Que se soit sur les cahiers ou sur les toiles, le geste d’Estela est une 
torsion, une manipulation subie par la ligne.

La « gesticulation » de l’artiste ressemble bien souvent à une 
sismographie enfantine. La ligne s’entremêle, se chevauche et se tisse, 
et la trace laissée par le pinceau ou par le feutre ressemble à certains 
gribouillis, griffonnages et autres barbouillages.
Estela entend inscrire physiquement les mouvements d’un corps et ces 
images s’apparentent à des enregistrements, comme le sont nos tous 
premiers dessins d’enfant.
Mais dans le même temps, la ligne s’organise, se met en scène et devient 
écriture lisible et non plus seulement visible. On parcours alors le 
texte, parfois simples notes mais toujours celui d’une conscience en 
train de se faire.

Tout ici conçoit le «grapheïn», dessiner et écrire, compris comme un 
seul et même acte. Alors le tracé vacille et finalement oscille 
constamment entre l’inscription d’un corps et l’écriture d’une pensée.
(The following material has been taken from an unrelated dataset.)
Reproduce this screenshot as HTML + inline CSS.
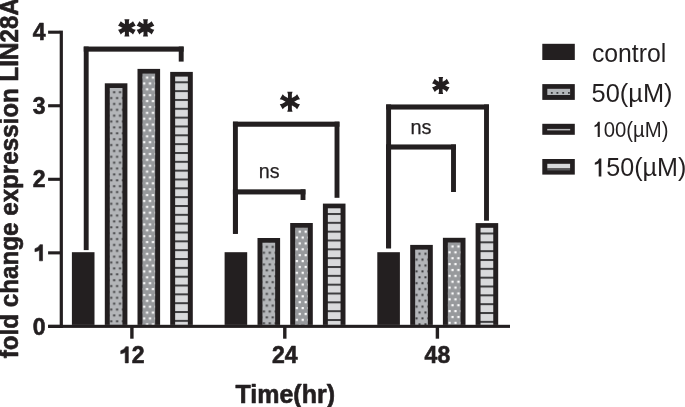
<!DOCTYPE html>
<html><head><meta charset="utf-8"><style>
html,body{margin:0;padding:0;background:#fff;overflow:hidden}
svg{display:block;will-change:transform}
text{font-family:"Liberation Sans",sans-serif;fill:#231f20}
.bs{stroke:#231f20;stroke-width:0.6px;stroke-linejoin:round}
.ns{stroke:#231f20;stroke-width:0.25px}
</style></head><body>
<svg width="685" height="407" viewBox="0 0 685 407">
<defs>
<pattern id="p1" patternUnits="userSpaceOnUse" x="109.75" y="88" width="5.9" height="11.75"><rect width="5.9" height="11.75" fill="#b3b5b8"/><rect x="3.4" y="3.2" width="2.0" height="2.0" fill="#3a3a3c"/><rect x="0.45" y="9.07" width="2.0" height="2.0" fill="#3a3a3c"/><rect x="6.35" y="9.07" width="2.0" height="2.0" fill="#3a3a3c"/></pattern>
<pattern id="p2" patternUnits="userSpaceOnUse" x="142.45" y="73.6" width="5.9" height="11.75"><rect width="5.9" height="11.75" fill="#97999c"/><rect x="3.55" y="2.9" width="2.2" height="2.2" fill="#ffffff"/><rect x="0.6" y="8.78" width="2.2" height="2.2" fill="#ffffff"/><rect x="6.5" y="8.78" width="2.2" height="2.2" fill="#ffffff"/></pattern>
<pattern id="p3" patternUnits="userSpaceOnUse" x="0" y="81.3" width="20" height="8.836"><rect width="20" height="8.836" fill="#d9dadc"/><rect width="20" height="2.0" fill="#3e3e40"/></pattern>
<pattern id="p4" patternUnits="userSpaceOnUse" x="262.45" y="242.7" width="5.9" height="11.75"><rect width="5.9" height="11.75" fill="#b3b5b8"/><rect x="3.4" y="3.2" width="2.0" height="2.0" fill="#3a3a3c"/><rect x="0.45" y="9.07" width="2.0" height="2.0" fill="#3a3a3c"/><rect x="6.35" y="9.07" width="2.0" height="2.0" fill="#3a3a3c"/></pattern>
<pattern id="p5" patternUnits="userSpaceOnUse" x="295.15" y="227.7" width="5.9" height="11.75"><rect width="5.9" height="11.75" fill="#97999c"/><rect x="3.55" y="2.9" width="2.2" height="2.2" fill="#ffffff"/><rect x="0.6" y="8.78" width="2.2" height="2.2" fill="#ffffff"/><rect x="6.5" y="8.78" width="2.2" height="2.2" fill="#ffffff"/></pattern>
<pattern id="p6" patternUnits="userSpaceOnUse" x="0" y="213" width="20" height="8.836"><rect width="20" height="8.836" fill="#d9dadc"/><rect width="20" height="2.0" fill="#3e3e40"/></pattern>
<pattern id="p7" patternUnits="userSpaceOnUse" x="415.15" y="249.6" width="5.9" height="11.75"><rect width="5.9" height="11.75" fill="#b3b5b8"/><rect x="3.4" y="3.2" width="2.0" height="2.0" fill="#3a3a3c"/><rect x="0.45" y="9.07" width="2.0" height="2.0" fill="#3a3a3c"/><rect x="6.35" y="9.07" width="2.0" height="2.0" fill="#3a3a3c"/></pattern>
<pattern id="p8" patternUnits="userSpaceOnUse" x="447.85" y="242.5" width="5.9" height="11.75"><rect width="5.9" height="11.75" fill="#97999c"/><rect x="3.55" y="2.9" width="2.2" height="2.2" fill="#ffffff"/><rect x="0.6" y="8.78" width="2.2" height="2.2" fill="#ffffff"/><rect x="6.5" y="8.78" width="2.2" height="2.2" fill="#ffffff"/></pattern>
<pattern id="p9" patternUnits="userSpaceOnUse" x="0" y="232.5" width="20" height="8.836"><rect width="20" height="8.836" fill="#d9dadc"/><rect width="20" height="2.0" fill="#3e3e40"/></pattern>
<linearGradient id="lg" x1="0" y1="0" x2="0" y2="1"><stop offset="0" stop-color="#d9dadc"/><stop offset="0.62" stop-color="#d9dadc"/><stop offset="0.8" stop-color="#6a6a6c"/><stop offset="1" stop-color="#2a2a2b"/></linearGradient>
</defs>
<rect x="71.9" y="252.2" width="22.6" height="72.7" fill="#231f20"/>
<rect x="104.8" y="83.3" width="22.6" height="241.6" fill="#231f20"/>
<rect x="109.75" y="88" width="12.7" height="236.9" fill="url(#p1)"/>
<rect x="137.5" y="68.9" width="22.6" height="256" fill="#231f20"/>
<rect x="142.45" y="73.6" width="12.7" height="251.3" fill="url(#p2)"/>
<rect x="170.2" y="71.9" width="22.6" height="253" fill="#231f20"/>
<rect x="175.15" y="76.6" width="12.7" height="248.3" fill="url(#p3)"/>
<rect x="224.6" y="252.2" width="22.6" height="72.7" fill="#231f20"/>
<rect x="257.5" y="238" width="22.6" height="86.9" fill="#231f20"/>
<rect x="262.45" y="242.7" width="12.7" height="82.2" fill="url(#p4)"/>
<rect x="290.2" y="223" width="22.6" height="101.9" fill="#231f20"/>
<rect x="295.15" y="227.7" width="12.7" height="97.2" fill="url(#p5)"/>
<rect x="322.9" y="203.6" width="22.6" height="121.3" fill="#231f20"/>
<rect x="327.85" y="208.3" width="12.7" height="116.6" fill="url(#p6)"/>
<rect x="377.3" y="252.2" width="22.6" height="72.7" fill="#231f20"/>
<rect x="410.2" y="244.9" width="22.6" height="80" fill="#231f20"/>
<rect x="415.15" y="249.6" width="12.7" height="75.3" fill="url(#p7)"/>
<rect x="442.9" y="237.8" width="22.6" height="87.1" fill="#231f20"/>
<rect x="447.85" y="242.5" width="12.7" height="82.4" fill="url(#p8)"/>
<rect x="475.6" y="223.1" width="22.6" height="101.8" fill="#231f20"/>
<rect x="480.55" y="227.8" width="12.7" height="97.1" fill="url(#p9)"/>
<rect x="59.7" y="30.6" width="3.2" height="297.3" fill="#231f20"/>
<rect x="48.2" y="324.8" width="461.8" height="3.1" fill="#231f20"/>
<rect x="48.1" y="324.85" width="12" height="3.1" fill="#231f20"/>
<rect x="48.1" y="251.3" width="12" height="3.1" fill="#231f20"/>
<rect x="48.1" y="177.75" width="12" height="3.1" fill="#231f20"/>
<rect x="48.1" y="104.2" width="12" height="3.1" fill="#231f20"/>
<rect x="48.1" y="30.65" width="12" height="3.1" fill="#231f20"/>
<rect x="130.2" y="327" width="3.4" height="11.7" fill="#231f20"/>
<rect x="283.1" y="327" width="3.4" height="11.7" fill="#231f20"/>
<rect x="435.7" y="327" width="3.4" height="11.7" fill="#231f20"/>
<rect x="83.75" y="46.55" width="99.9" height="5.1" fill="#231f20"/>
<rect x="83.75" y="46.55" width="4.9" height="203.55" fill="#231f20"/>
<rect x="178.75" y="46.55" width="4.9" height="15.05" fill="#231f20"/>
<rect x="232.95" y="121.65" width="106.5" height="5.1" fill="#231f20"/>
<rect x="232.95" y="121.65" width="4.9" height="112.15" fill="#231f20"/>
<rect x="334.55" y="121.65" width="4.9" height="76.15" fill="#231f20"/>
<rect x="232.95" y="189.35" width="72.5" height="5.1" fill="#231f20"/>
<rect x="232.95" y="189.35" width="4.9" height="44.45" fill="#231f20"/>
<rect x="300.55" y="189.35" width="4.9" height="10.65" fill="#231f20"/>
<rect x="386.15" y="104.45" width="102.8" height="5.1" fill="#231f20"/>
<rect x="386.15" y="104.45" width="4.9" height="143.85" fill="#231f20"/>
<rect x="484.05" y="104.45" width="4.9" height="116.25" fill="#231f20"/>
<rect x="386.15" y="144.45" width="69.8" height="5.1" fill="#231f20"/>
<rect x="386.15" y="144.45" width="4.9" height="103.85" fill="#231f20"/>
<rect x="451.05" y="144.45" width="4.9" height="47.55" fill="#231f20"/>
<path d="M124.9 27.8L124.9 21.18L124.4 19.2L129.4 19.2L128.9 21.18L128.9 27.8ZM125.8 25.89L131.53 22.58L133 21.16L135.7 25.84L133.73 26.39L128 29.71ZM128 25.89L133.73 29.21L135.7 29.76L133 34.44L131.53 33.02L125.8 29.71ZM128.9 27.8L128.9 34.42L129.4 36.4L124.4 36.4L124.9 34.42L124.9 27.8ZM128 29.71L122.27 33.02L120.8 34.44L118.1 29.76L120.07 29.21L125.8 25.89ZM125.8 29.71L120.07 26.39L118.1 25.84L120.8 21.16L122.27 22.58L128 25.89Z" fill="#231f20"/>
<path d="M143.5 27.8L143.5 21.18L143 19.2L148 19.2L147.5 21.18L147.5 27.8ZM144.4 25.89L150.13 22.58L151.6 21.16L154.3 25.84L152.33 26.39L146.6 29.71ZM146.6 25.89L152.33 29.21L154.3 29.76L151.6 34.44L150.13 33.02L144.4 29.71ZM147.5 27.8L147.5 34.42L148 36.4L143 36.4L143.5 34.42L143.5 27.8ZM146.6 29.71L140.87 33.02L139.4 34.44L136.7 29.76L138.67 29.21L144.4 25.89ZM144.4 29.71L138.67 26.39L136.7 25.84L139.4 21.16L140.87 22.58L146.6 25.89Z" fill="#231f20"/>
<path d="M287.95 101.7L287.95 94L287.25 91.7L292.55 91.7L291.85 94L291.85 101.7ZM288.8 99.79L295.47 95.94L297.11 94.19L300.01 99.21L297.67 99.76L291 103.61ZM291 99.79L297.67 103.64L300.01 104.19L297.11 109.21L295.47 107.46L288.8 103.61ZM291.85 101.7L291.85 109.4L292.55 111.7L287.25 111.7L287.95 109.4L287.95 101.7ZM291 103.61L284.33 107.46L282.69 109.21L279.79 104.19L282.13 103.64L288.8 99.79ZM288.8 103.61L282.13 99.76L279.79 99.21L282.69 94.19L284.33 95.94L291 99.79Z" fill="#231f20"/>
<path d="M438.95 85.4L438.95 78.86L438.45 76.9L443.15 76.9L442.65 78.86L442.65 85.4ZM439.7 83.49L445.37 80.22L446.81 78.81L449.51 83.49L447.57 84.03L441.9 87.31ZM441.9 83.49L447.57 86.77L449.51 87.31L446.81 91.99L445.37 90.58L439.7 87.31ZM442.65 85.4L442.65 91.95L443.15 93.9L438.45 93.9L438.95 91.95L438.95 85.4ZM441.9 87.31L436.23 90.58L434.79 91.99L432.09 87.31L434.03 86.77L439.7 83.49ZM439.7 87.31L434.03 84.03L432.09 83.49L434.79 78.81L436.23 80.22L441.9 83.49Z" fill="#231f20"/>
<text x="258.8" y="178.4" font-size="20" textLength="20.8" lengthAdjust="spacingAndGlyphs" class="ns">ns</text>
<text x="410.5" y="133.7" font-size="20" textLength="21" lengthAdjust="spacingAndGlyphs" class="ns">ns</text>
<text x="45.5" y="334.5" font-size="23" font-weight="bold" text-anchor="end"  class="bs">0</text>
<path d="M39.43 260.85L42.54 260.85L42.54 244.68L39.89 244.68Q38.97 247.44 34.95 248.71L34.95 251.7Q38.05 251.24 39.43 250.32Z" fill="#231f20" class="bs"/>
<text x="45.5" y="187.4" font-size="23" font-weight="bold" text-anchor="end"  class="bs">2</text>
<text x="45.5" y="113.85" font-size="23" font-weight="bold" text-anchor="end"  class="bs">3</text>
<text x="45.5" y="40.3" font-size="23" font-weight="bold" text-anchor="end"  class="bs">4</text>
<path d="M125.23 362.9L128.34 362.9L128.34 346.73L125.69 346.73Q124.77 349.49 120.75 350.76L120.75 353.75Q123.85 353.29 125.23 352.37Z" fill="#231f20" class="bs"/>
<text x="131.7" y="362.9" font-size="23" font-weight="bold" text-anchor="start"  class="bs">2</text>
<text x="284.7" y="362.9" font-size="23" font-weight="bold" text-anchor="middle"  class="bs">24</text>
<text x="437.4" y="362.9" font-size="23" font-weight="bold" text-anchor="middle"  class="bs">48</text>
<text x="285.2" y="402.8" font-size="25" font-weight="bold" text-anchor="middle"  class="bs">Time(hr)</text>
<text transform="translate(18.2 358.2) rotate(-90) scale(1.008 1.05)" font-size="24" font-weight="bold" class="bs">fold change expression LIN28A</text>
<rect x="542.3" y="43.8" width="32.5" height="16.2" fill="#231f20"/>
<rect x="542.3" y="84.1" width="32.5" height="15.8" fill="#231f20"/>
<rect x="547.3" y="88.8" width="22.8" height="6.2" fill="#b3b5b8"/>
<rect x="550.9" y="92" width="1.8" height="1.8" fill="#3a3a3c"/>
<rect x="556.5" y="92" width="1.8" height="1.8" fill="#3a3a3c"/>
<rect x="562.3" y="92" width="1.8" height="1.8" fill="#3a3a3c"/>
<rect x="568" y="92" width="1.8" height="1.8" fill="#3a3a3c"/>
<rect x="542.3" y="123.8" width="32.5" height="11" fill="#231f20"/>
<rect x="547.2" y="128.9" width="23" height="1.5" fill="#b8b9bb"/>
<rect x="542.3" y="159" width="32.5" height="15.6" fill="#231f20"/>
<rect x="547.3" y="163.8" width="22.8" height="4.6" fill="#d9dadc"/>
<rect x="547.3" y="168.4" width="22.8" height="2.1" fill="#58585a"/>
<text transform="translate(591.9 61.8) scale(1.0 1.026)" font-size="24.8">control</text>
<text transform="translate(591.6 101.8) scale(1.0 1.01)" font-size="25.4">50(µM)</text>
<g transform="translate(592.5 137) scale(1.0 1.06)">
<path d="M5.18 0L7.31 0L7.31 -14.27L5.58 -14.27Q4.77 -11.83 2.03 -10.82L2.03 -9.3Q3.96 -9.7 5.18 -10.52Z" fill="#231f20"/>
<text x="11.29" y="0" font-size="20.3">00(µM)</text></g>
<g transform="translate(592.3 176.4) scale(1.025 1.04)">
<path d="M6.25 0L8.82 0L8.82 -17.22L6.74 -17.22Q5.76 -14.28 2.45 -13.06L2.45 -11.22Q4.78 -11.71 6.25 -12.69Z" fill="#231f20"/>
<text x="13.62" y="0" font-size="24.5">50(µM)</text></g>
</svg>
</body></html>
La « manière » de l’artiste nous évoque aussi une certaine attitude.
«Bien fait, pas fait, mal fait» ; la peinture s’efforce alors de figurer 
tandis que la matière dégouline et fait des tâches.
Le geste est assuré et volontaire, même si rien ne semble déterminé à 
l’avance. Il est comme un «caprice» (ou une angoisse ) qui ne peut 
laisser présager du devenir de l’œuvre.

Dans l’atelier d’Estela les toiles sont «finies» quand tout est extirper 
; parfois avec réserve et parfois saturées.
La ligne assure ainsi la continuité ; elle opère le passage entre ce qui 
surgit d’une «émotion» et la formulation nécessaire à toute appréhension 
du monde.

Le journal intime rend compte d’un être au monde.
Celui d’Estella, d’une enfant devenue mère.
A bien des égards il nous concerne tous, mais peut être plus encore, il 
est histoire de femme. Chaque toile, chaque page de cahier renvoie à ce 
point de jonction que la maternité provoque.

Alors l’enfant qu’était Estella s’impose à notre regard,
Tandis que nous regardons, l’enfant d’Estela.